_Data section_
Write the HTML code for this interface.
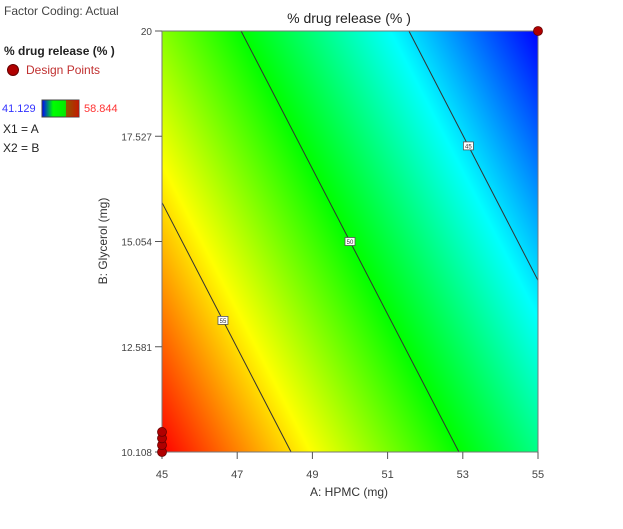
<!DOCTYPE html>
<html><head><meta charset="utf-8"><style>
body{margin:0;background:#fff;font-family:"Liberation Sans",sans-serif;}
svg text{font-family:"Liberation Sans",sans-serif;}
</style></head><body>
<svg id="c" width="623" height="524" xmlns="http://www.w3.org/2000/svg">
<text x="4" y="15" font-size="12" fill="#444">Factor Coding: Actual</text>
<text x="4" y="55" font-size="12" font-weight="bold" fill="#222">% drug release (% )</text>
<circle cx="13" cy="70" r="5.5" fill="#b00000" stroke="#600"/>
<text x="26" y="74" font-size="12" fill="#c03030">Design Points</text>
<defs><linearGradient id="lg" x1="0" x2="1" y1="0" y2="0">
<stop offset="0" stop-color="#0000ff"/><stop offset="0.3" stop-color="#00ff00"/><stop offset="0.6" stop-color="#00ee00"/><stop offset="1" stop-color="#a04000"/></linearGradient></defs>
<text x="2" y="112" font-size="11" fill="#3333ff">41.129</text>
<rect x="42" y="100" width="37" height="17" fill="url(#lg)" stroke="#444"/>
<rect x="66" y="100" width="13" height="17" fill="#e00000" opacity="0.6"/>
<text x="84" y="112" font-size="11" fill="#ff3333">58.844</text>
<text x="3" y="133" font-size="12" fill="#222">X1 = A</text>
<text x="3" y="152" font-size="12" fill="#222">X2 = B</text>
<text x="349" y="23" font-size="14" text-anchor="middle" fill="#222">% drug release (% )</text>
<text x="349" y="496" font-size="12" text-anchor="middle" fill="#333">A: HPMC (mg)</text>
<text transform="translate(107,241) rotate(-90)" font-size="12" text-anchor="middle" fill="#333">B: Glycerol (mg)</text>
<g id="g"></g>
</svg>
<script>
const xTicks=[45,47,49,51,53,55];
const yTicks=[10.108,12.581,15.054,17.527,20];
const coefIntercept=[50];
const coefA=[-1.12];
const coefB=[-0.656];
const centerAB=[50,15.054];
const levels=[45,50,55];
const labelB=[17.3,15.054,13.2];
const ptA=[45,45,45,45,55];
const ptB=[10.108,10.27,10.43,10.58,20];
const colorVals=[41.129,45.558,49.987,54.415,58.844];
const colorStops=['#0000ff','#00ffff','#00ff00','#ffff00','#ff0000'];

const L=162,R=538,T=31,B=452,NS='http://www.w3.org/2000/svg';
const xmin=45,xmax=55,ymin=10.108,ymax=20;
const sx=a=>L+(a-xmin)/(xmax-xmin)*(R-L);
const sy=b=>B-(b-ymin)/(ymax-ymin)*(B-T);
const f=(a,b)=>coefIntercept[0]+coefA[0]*(a-centerAB[0])+coefB[0]*(b-centerAB[1]);
const g=document.getElementById('g');
function mk(t,at){const e=document.createElementNS(NS,t);for(const k in at)e.setAttribute(k,at[k]);g.appendChild(e);return e;}
const gx=coefA[0]*(xmax-xmin)/(R-L), gy=-coefB[0]*(ymax-ymin)/(B-T);
const g2=gx*gx+gy*gy, x0=sx(xmin), y0=sy(ymin), f0=f(xmin,ymin);
const vMin=colorVals[0], vMax=colorVals[colorVals.length-1];
const p=v=>[x0+gx*(v-f0)/g2, y0+gy*(v-f0)/g2];
const defs=document.querySelector('defs');
const lg=document.createElementNS(NS,'linearGradient');
lg.setAttribute('id','sg');lg.setAttribute('gradientUnits','userSpaceOnUse');
const pa=p(vMax),pb=p(vMin);
lg.setAttribute('x1',pa[0]);lg.setAttribute('y1',pa[1]);lg.setAttribute('x2',pb[0]);lg.setAttribute('y2',pb[1]);
for(let i=colorVals.length-1;i>=0;i--){const s=document.createElementNS(NS,'stop');
s.setAttribute('offset',(vMax-colorVals[i])/(vMax-vMin));s.setAttribute('stop-color',colorStops[i]);lg.appendChild(s);}
defs.appendChild(lg);
const surf=mk('rect',{x:L,y:T,width:R-L,height:B-T,fill:'url(#sg)'});


levels.forEach((lv,i)=>{
  const pts=[];
  const bAt=a=>centerAB[1]+(lv-coefIntercept[0]-coefA[0]*(a-centerAB[0]))/coefB[0];
  const aAt=b=>centerAB[0]+(lv-coefIntercept[0]-coefB[0]*(b-centerAB[1]))/coefA[0];
  [[xmin,bAt(xmin)],[xmax,bAt(xmax)],[aAt(ymin),ymin],[aAt(ymax),ymax]].forEach(q=>{
    if(q[0]>=xmin-1e-9&&q[0]<=xmax+1e-9&&q[1]>=ymin-1e-9&&q[1]<=ymax+1e-9)pts.push(q);});
  if(pts.length<2)return;
  const ln=mk('line',{x1:sx(pts[0][0]),y1:sy(pts[0][1]),x2:sx(pts[1][0]),y2:sy(pts[1][1]),stroke:'#333',"stroke-width":1});
  
  
  const cx=sx(aAt(labelB[i])),cy=sy(labelB[i]);
  const bx=mk('rect',{x:cx-5,y:cy-4,width:10,height:8,fill:'#fff',stroke:'#555',"stroke-width":0.8});
  
  
  const tx=mk('text',{x:cx,y:cy+2.5,"font-size":6,"text-anchor":"middle",fill:'#333'});
  tx.textContent=lv;
  
  
});
const fr=mk('rect',{x:L,y:T,width:R-L,height:B-T,fill:'none',stroke:'#777',"stroke-width":1});


xTicks.forEach(v=>{
  const t=mk('line',{x1:sx(v),y1:B,x2:sx(v),y2:B+7,stroke:'#555'});
  
  
  const l=mk('text',{x:sx(v),y:B+26,"font-size":11,"text-anchor":"middle",fill:'#444'});
  l.textContent=v;
  
  
});
yTicks.forEach(v=>{
  const t=mk('line',{x1:L-7,y1:sy(v),x2:L,y2:sy(v),stroke:'#555'});
  
  
  const l=mk('text',{x:L-10,y:sy(v)+4,"font-size":10,"text-anchor":"end",fill:'#444'});
  l.textContent=v;
  
  
});
ptA.forEach((a,i)=>{
  const c=mk('circle',{cx:sx(a),cy:sy(ptB[i]),r:4.5,fill:'#b00000',stroke:'#600',"stroke-width":0.8});
  
  
});
</script>
</body></html>
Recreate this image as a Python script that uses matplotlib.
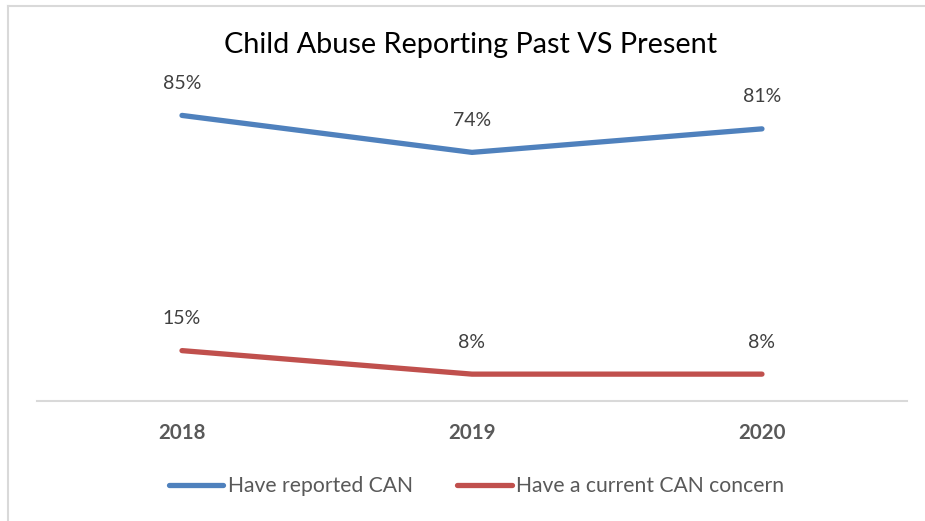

_Goal_
Omit the pictures and give the material again, exactly and in full.

_Full output_
Write the HTML code for this interface.
<!DOCTYPE html>
<html><head><meta charset="utf-8"><style>
body{margin:0;background:#fff;font-family:"Liberation Sans",sans-serif;}
svg text{font-family:"Liberation Sans",sans-serif;}
</style></head><body>
<svg id="c" width="623" height="524" xmlns="http://www.w3.org/2000/svg">
<text x="4" y="15" font-size="12" fill="#444">Factor Coding: Actual</text>
<text x="4" y="55" font-size="12" font-weight="bold" fill="#222">% drug release (% )</text>
<circle cx="13" cy="70" r="5.5" fill="#b00000" stroke="#600"/>
<text x="26" y="74" font-size="12" fill="#c03030">Design Points</text>
<defs><linearGradient id="lg" x1="0" x2="1" y1="0" y2="0">
<stop offset="0" stop-color="#0000ff"/><stop offset="0.3" stop-color="#00ff00"/><stop offset="0.6" stop-color="#00ee00"/><stop offset="1" stop-color="#a04000"/></linearGradient></defs>
<text x="2" y="112" font-size="11" fill="#3333ff">41.129</text>
<rect x="42" y="100" width="37" height="17" fill="url(#lg)" stroke="#444"/>
<rect x="66" y="100" width="13" height="17" fill="#e00000" opacity="0.6"/>
<text x="84" y="112" font-size="11" fill="#ff3333">58.844</text>
<text x="3" y="133" font-size="12" fill="#222">X1 = A</text>
<text x="3" y="152" font-size="12" fill="#222">X2 = B</text>
<text x="349" y="23" font-size="14" text-anchor="middle" fill="#222">% drug release (% )</text>
<text x="349" y="496" font-size="12" text-anchor="middle" fill="#333">A: HPMC (mg)</text>
<text transform="translate(107,241) rotate(-90)" font-size="12" text-anchor="middle" fill="#333">B: Glycerol (mg)</text>
<g id="g"></g>
</svg>
<script>
const xTicks=[45,47,49,51,53,55];
const yTicks=[10.108,12.581,15.054,17.527,20];
const coefIntercept=[50];
const coefA=[-1.12];
const coefB=[-0.656];
const centerAB=[50,15.054];
const levels=[45,50,55];
const labelB=[17.3,15.054,13.2];
const ptA=[45,45,45,45,55];
const ptB=[10.108,10.27,10.43,10.58,20];
const colorVals=[41.129,45.558,49.987,54.415,58.844];
const colorStops=['#0000ff','#00ffff','#00ff00','#ffff00','#ff0000'];

const L=162,R=538,T=31,B=452,NS='http://www.w3.org/2000/svg';
const xmin=45,xmax=55,ymin=10.108,ymax=20;
const sx=a=>L+(a-xmin)/(xmax-xmin)*(R-L);
const sy=b=>B-(b-ymin)/(ymax-ymin)*(B-T);
const f=(a,b)=>coefIntercept[0]+coefA[0]*(a-centerAB[0])+coefB[0]*(b-centerAB[1]);
const g=document.getElementById('g');
function mk(t,at){const e=document.createElementNS(NS,t);for(const k in at)e.setAttribute(k,at[k]);g.appendChild(e);return e;}
const gx=coefA[0]*(xmax-xmin)/(R-L), gy=-coefB[0]*(ymax-ymin)/(B-T);
const g2=gx*gx+gy*gy, x0=sx(xmin), y0=sy(ymin), f0=f(xmin,ymin);
const vMin=colorVals[0], vMax=colorVals[colorVals.length-1];
const p=v=>[x0+gx*(v-f0)/g2, y0+gy*(v-f0)/g2];
const defs=document.querySelector('defs');
const lg=document.createElementNS(NS,'linearGradient');
lg.setAttribute('id','sg');lg.setAttribute('gradientUnits','userSpaceOnUse');
const pa=p(vMax),pb=p(vMin);
lg.setAttribute('x1',pa[0]);lg.setAttribute('y1',pa[1]);lg.setAttribute('x2',pb[0]);lg.setAttribute('y2',pb[1]);
for(let i=colorVals.length-1;i>=0;i--){const s=document.createElementNS(NS,'stop');
s.setAttribute('offset',(vMax-colorVals[i])/(vMax-vMin));s.setAttribute('stop-color',colorStops[i]);lg.appendChild(s);}
defs.appendChild(lg);
const surf=mk('rect',{x:L,y:T,width:R-L,height:B-T,fill:'url(#sg)'});


levels.forEach((lv,i)=>{
  const pts=[];
  const bAt=a=>centerAB[1]+(lv-coefIntercept[0]-coefA[0]*(a-centerAB[0]))/coefB[0];
  const aAt=b=>centerAB[0]+(lv-coefIntercept[0]-coefB[0]*(b-centerAB[1]))/coefA[0];
  [[xmin,bAt(xmin)],[xmax,bAt(xmax)],[aAt(ymin),ymin],[aAt(ymax),ymax]].forEach(q=>{
    if(q[0]>=xmin-1e-9&&q[0]<=xmax+1e-9&&q[1]>=ymin-1e-9&&q[1]<=ymax+1e-9)pts.push(q);});
  if(pts.length<2)return;
  const ln=mk('line',{x1:sx(pts[0][0]),y1:sy(pts[0][1]),x2:sx(pts[1][0]),y2:sy(pts[1][1]),stroke:'#333',"stroke-width":1});
  
  
  const cx=sx(aAt(labelB[i])),cy=sy(labelB[i]);
  const bx=mk('rect',{x:cx-5,y:cy-4,width:10,height:8,fill:'#fff',stroke:'#555',"stroke-width":0.8});
  
  
  const tx=mk('text',{x:cx,y:cy+2.5,"font-size":6,"text-anchor":"middle",fill:'#333'});
  tx.textContent=lv;
  
  
});
const fr=mk('rect',{x:L,y:T,width:R-L,height:B-T,fill:'none',stroke:'#777',"stroke-width":1});


xTicks.forEach(v=>{
  const t=mk('line',{x1:sx(v),y1:B,x2:sx(v),y2:B+7,stroke:'#555'});
  
  
  const l=mk('text',{x:sx(v),y:B+26,"font-size":11,"text-anchor":"middle",fill:'#444'});
  l.textContent=v;
  
  
});
yTicks.forEach(v=>{
  const t=mk('line',{x1:L-7,y1:sy(v),x2:L,y2:sy(v),stroke:'#555'});
  
  
  const l=mk('text',{x:L-10,y:sy(v)+4,"font-size":10,"text-anchor":"end",fill:'#444'});
  l.textContent=v;
  
  
});
ptA.forEach((a,i)=>{
  const c=mk('circle',{cx:sx(a),cy:sy(ptB[i]),r:4.5,fill:'#b00000',stroke:'#600',"stroke-width":0.8});
  
  
});
</script>
</body></html>
Recreate this image as a Python script that uses matplotlib.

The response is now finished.